And here, discussing the value of morality in and for itself, she presents an example given by Kant:
‘Consider two greengrocers: one runs an honest business because he knows that cultivating a reputation for honesty will bring him more customers, while the other does the same because he values honesty in itself. Both may be acting in their own self-interest, but only one is acting because of it, and though we may never be able to discern a difference between them we understand the difference immediately. Since all of us are prone to self-deception, the difference in such a case in untestable, but it’s a difference on which morality depends.’ (p218)
She contrasts this will Steve Pinker’s assumption that we always act in our own self interest, even if our action is disguised as altruism. Pinker sees any action that cannot be justified in this way as paradoxical and irrational.
The Righteous Mind: why good people are divided by politics and religion
Jonathan Haidt, Penguin, 2012
The title reflects Haidt’s view that we are naturally not just moral, but also moralistic and judgemental.

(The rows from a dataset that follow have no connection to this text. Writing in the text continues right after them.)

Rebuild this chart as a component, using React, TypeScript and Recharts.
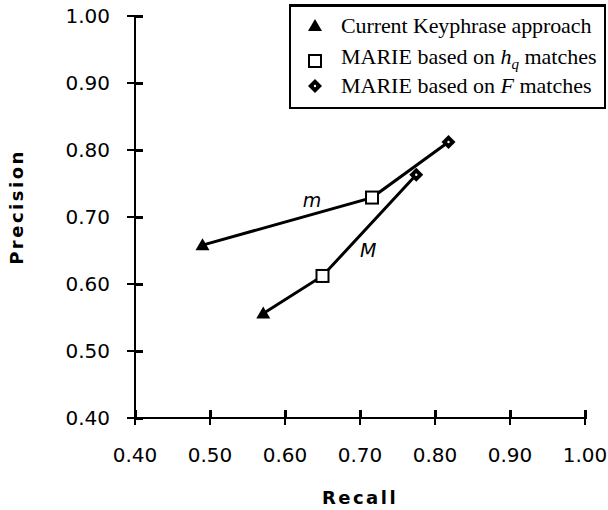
import { LineChart, Line, XAxis, YAxis, ReferenceDot } from 'recharts';

// marker order: current keyphrase, MARIE h_q, MARIE F
const methodShapes = ['triangle', 'square', 'diamond'];

// lower-left line labelled "m"
const mRecall = [0.49, 0.716, 0.818];
const mPrecision = [0.658, 0.729, 0.812];

// steeper line labelled "M"
const bigMRecall = [0.571, 0.65, 0.775];
const bigMPrecision = [0.556, 0.612, 0.763];

const axisTicks = [0.4, 0.5, 0.6, 0.7, 0.8, 0.9, 1.0];

const noteText = ['m', 'M'];
const noteRecall = [0.636, 0.711];
const notePrecision = [0.725, 0.651];

const mData = mRecall.map((x, i) => ({ x, y: mPrecision[i] }));
const bigMData = bigMRecall.map((x, i) => ({ x, y: bigMPrecision[i] }));

const tickFont = '"DejaVu Sans", Verdana, sans-serif';
const serif = '"Liberation Serif", "Times New Roman", serif';

function Marker({ cx, cy, shape }: { cx: number; cy: number; shape: string }) {
  if (shape === 'triangle') {
    return <polygon points={`${cx},${cy - 7} ${cx + 7},${cy + 5} ${cx - 7},${cy + 5}`} fill="#000" />;
  }
  if (shape === 'square') {
    return <rect x={cx - 6} y={cy - 6} width={12} height={12} fill="#fff" stroke="#000" strokeWidth={2} />;
  }
  return (
    <g>
      <polygon points={`${cx},${cy - 7} ${cx + 7},${cy} ${cx},${cy + 7} ${cx - 7},${cy}`} fill="#000" />
      <circle cx={cx} cy={cy} r={1.2} fill="#fff" />
    </g>
  );
}

const renderDot = (props: any) => (
  <Marker key={`dot-${props.index}`} cx={props.cx} cy={props.cy} shape={methodShapes[props.index]} />
);

// outer half of each tick comes from tickLine, the inner half is drawn here
function YTick(props: any) {
  const { x, y, payload } = props;
  return (
    <g>
      <rect x={x + 7} y={y - 1} width={9} height={3} fill="#000" />
      <text x={x - 17} y={y} textAnchor="end" dominantBaseline="central" fontFamily={tickFont} fontSize={20} fill="#000">
        {Number(payload.value).toFixed(2)}
      </text>
    </g>
  );
}

function XTick(props: any) {
  const { x, y, payload } = props;
  return (
    <g>
      <rect x={x - 1} y={y - 15} width={3} height={9} fill="#000" />
      <text x={x} y={y + 30} textAnchor="middle" dominantBaseline="central" fontFamily={tickFont} fontSize={20} fill="#000">
        {Number(payload.value).toFixed(2)}
      </text>
    </g>
  );
}

function LegendIcon({ shape }: { shape: string }) {
  return (
    <svg width={16} height={16} style={{ display: 'block' }}>
      <Marker cx={8} cy={8} shape={shape} />
    </svg>
  );
}

const legendLabels = [
  <span key="a" style={{ letterSpacing: -0.1 }}>Current Keyphrase approach</span>,
  <span key="b">
    MARIE based on <i>h</i>
    <sub style={{ fontStyle: 'italic', fontSize: 15 }}>q</sub> matches
  </span>,
  <span key="c">
    MARIE based on <i>F</i> matches
  </span>,
];
const legendRowTop = [7, 38, 67];

export default function App() {
  return (
    <div style={{ position: 'absolute', left: 0, top: 0, width: 608, height: 510, background: '#fff' }}>
      <LineChart width={608} height={510} margin={{ top: 16, right: 23, bottom: 0, left: 0 }}>
        <XAxis
          type="number"
          dataKey="x"
          domain={[0.4, 1]}
          ticks={axisTicks}
          allowDataOverflow
          height={92}
          tickSize={7}
          tickMargin={0}
          tickLine={{ stroke: '#000', strokeWidth: 2 }}
          axisLine={{ stroke: '#000', strokeWidth: 2 }}
          tick={XTick}
          label={{
            value: 'Recall',
            position: 'insideBottom',
            offset: 6,
            fill: '#000',
            fontFamily: tickFont,
            fontWeight: 'bold',
            fontSize: 18,
            letterSpacing: 2.5,
          }}
        />
        <YAxis
          type="number"
          dataKey="y"
          domain={[0.4, 1]}
          ticks={axisTicks}
          allowDataOverflow
          width={135}
          tickSize={8}
          tickMargin={0}
          tickLine={{ stroke: '#000', strokeWidth: 2 }}
          axisLine={{ stroke: '#000', strokeWidth: 2 }}
          tick={YTick}
          label={{
            value: 'Precision',
            angle: -90,
            position: 'insideLeft',
            offset: 0,
            dx: 17,
            dy: -10,
            fill: '#000',
            fontFamily: tickFont,
            fontWeight: 'bold',
            fontSize: 18,
            letterSpacing: 2.5,
            textAnchor: 'middle',
          }}
        />
        <Line
          data={mData}
          dataKey="y"
          stroke="#000"
          strokeWidth={3}
          dot={renderDot}
          activeDot={false}
          isAnimationActive={false}
        />
        <Line
          data={bigMData}
          dataKey="y"
          stroke="#000"
          strokeWidth={3}
          dot={renderDot}
          activeDot={false}
          isAnimationActive={false}
        />
        {noteText.map((t, i) => (
          <ReferenceDot
            key={t}
            x={noteRecall[i]}
            y={notePrecision[i]}
            r={0}
            fill="none"
            stroke="none"
            label={{ value: t, position: 'center', fill: '#000', fontFamily: tickFont, fontStyle: 'italic', fontSize: 19 }}
          />
        ))}
      </LineChart>
      <div
        style={{
          position: 'absolute',
          left: 289,
          top: 4,
          width: 317,
          height: 105,
          boxSizing: 'border-box',
          border: '2px solid #000',
          borderTopWidth: 3,
          background: '#fff',
          fontFamily: serif,
          fontSize: 22,
          color: '#000',
        }}
      >
        {methodShapes.map((s, i) => (
          <div
            key={s}
            style={{ position: 'absolute', left: 16, top: legendRowTop[i], display: 'flex', alignItems: 'center', whiteSpace: 'nowrap', lineHeight: '24px' }}
          >
            <LegendIcon shape={s} />
            <div style={{ marginLeft: 18 }}>{legendLabels[i]}</div>
          </div>
        ))}
      </div>
    </div>
  );
}
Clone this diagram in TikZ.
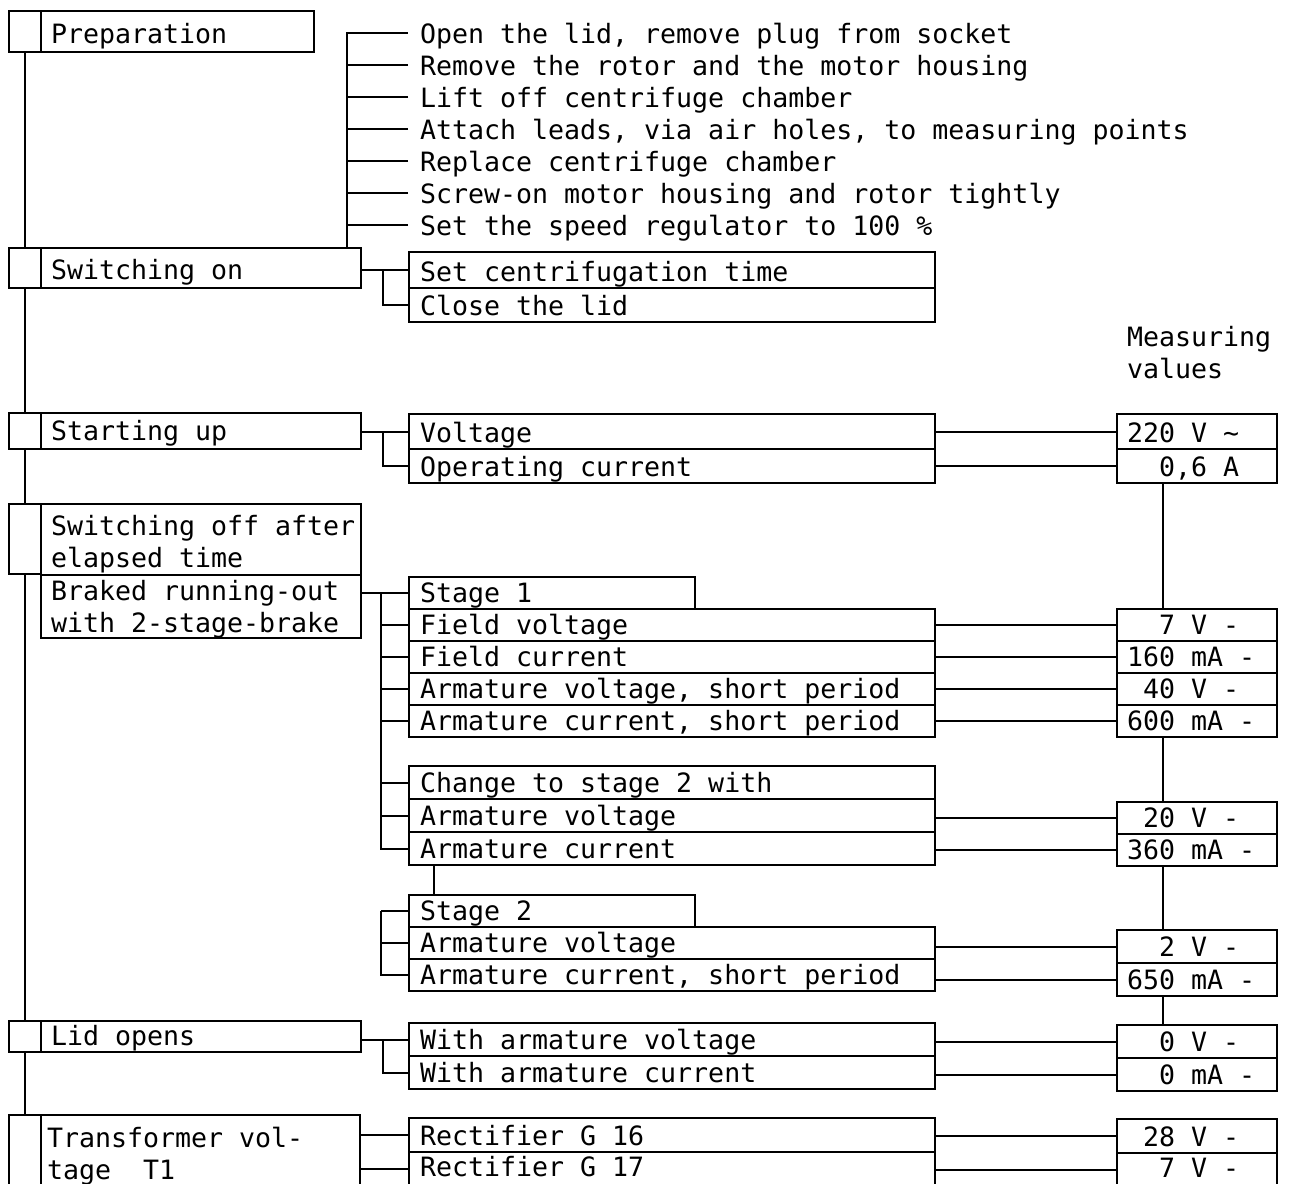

Haidt considers that we start with moral intuitions. Reasoning follows, and is a skill that we evolve in order to negotiate our social situations. Like many other thinkers, he sees altruism as having developed in order to facilitate our group survival. We are divided from other groups, because our whole way of operating is based on groups. That’s how we see ourselves. No scope here to explore this book, but it offers much food for thought.
All Peter Singer's books are worth reading. In particular, his Practical Ethics (originally published in 1996, and with a third edition in 20122) is a good example of his clear and radical thinking, as is The Life you Can Save (2009). He presents the serious challenge posed by preference utilitarianism to any easy moral assumptions, and - whether one agrees with him or not - his arguments always stimulate serious reflection.
Among the host of other books, three older book that you really should not miss are:
Mackie Inventing Right and Wrong (1990) and Iris Murdoch Metaphysics as a Guide to Morals (1992)
Both of these address the fundamental question of how we understand right and wrong in the absense of externally imposed values.
Bernard Williams Ethics and the Limits of Philosophy (Routledge, 2006, but originally published in 1985), gives the context for more recent debates in ethics. He starts with Socrates' basic ethical question "How should I live?"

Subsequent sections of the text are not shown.